India were in quicksand at 12 for two, but it’s hard to deny Tendulkar at his beloved Chepauk where his average hovers around 88. He might not have had the time to complete his sixth hundred here on the day, but he wouldn’t mind it one bit because his unbeaten fifty has evened out the battle. At least for now!

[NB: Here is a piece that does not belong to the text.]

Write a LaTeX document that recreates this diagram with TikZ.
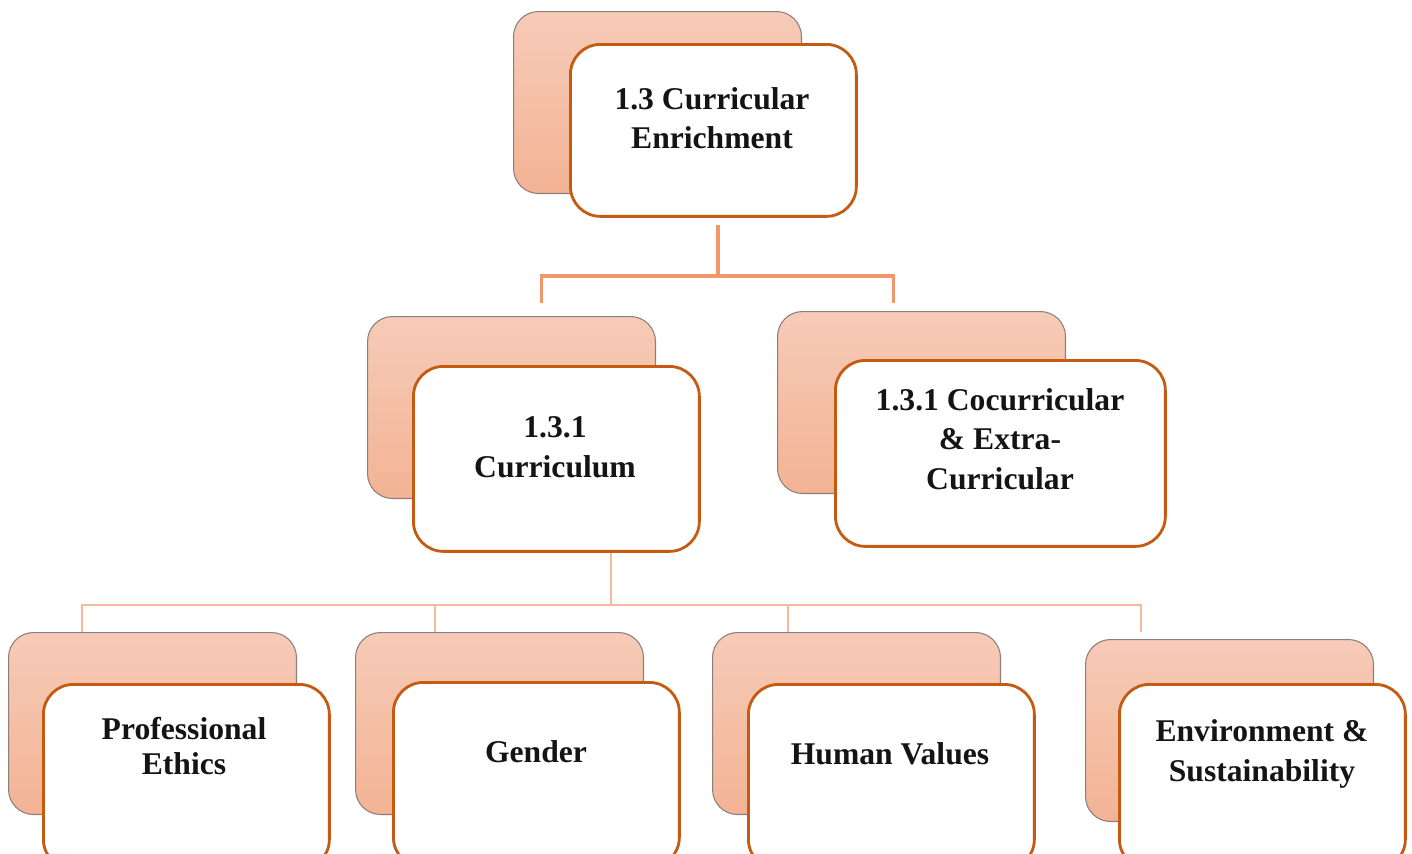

AUSTRALIA (I Innings, O/n 316/7):
Cowan st Dhoni b Ashwin 29
(55m, 45b, 4x4, 1x6)
Warner lbw Ashwin 59
(133m, 93b, 6x4)
Hughes b Ashwin 6
Watson lbw Ashwin 28
(53m, 60b, 3x4)
Clarke c Bhuvneshwar b Jadeja 130
(325m, 246b, 12x4, 1x6)
Wade lbw Ashwin 12
(33m, 35b, 1x4)
Henriques lbw Ashwin 68
(172m, 132b, 5x4)
Starc b Jadeja 3
Siddle c Sehwag b Harbhajan 19
(111m, 94b, 2x4)
Pattinson (not out) 15
(52m, 44b, 1x4)
Lyon c Kohli b Ashwin 3
Extras (B-1, LB-7) 8
Total (all out, 133 overs) 380
Fall of wickets: 1-64 (Cowan), 2-72 (Hughes), 3-126 (Watson), 4-131 (Warner), 5-153 (Wade), 6-304 (Henriques), 7-307 (Starc), 8-361 (Clarke), 9-364 (Siddle).
Bowling: Bhuvneshwar 13-1-52-0, Ishant 17-3-59-0, Harbhajan 25-2-87-1, Ashwin 42-12-103-7, Jadeja 36-10-71-2.
INDIA (I Innings)
Vijay b Pattinson 10
(17m, 15b, 2x4)
Sehwag b Pattinson 2
Pujara b Pattinson 44
(116m, 74b, 6x4)
Tendulkar (batting) 71
(205m, 128b, 6x4)
Kohli (batting) 50
(99m, 84b, 7x4)
Extras (LB-3, W-2) 5
Total (for 3 wkts, 52 overs) 182
Fall of wickets: 1-11 (Vijay), 2-12 (Sehwag), 3-105 (Pujara).
Bowling: Starc 14-2-37-0 (w-1), Pattinson 6-1-25-3 (w-1), Siddle 8-1-31-0, Lyon 14-0-55-0, Henriques 8-2-17-0, Clarke 2-0-14-0.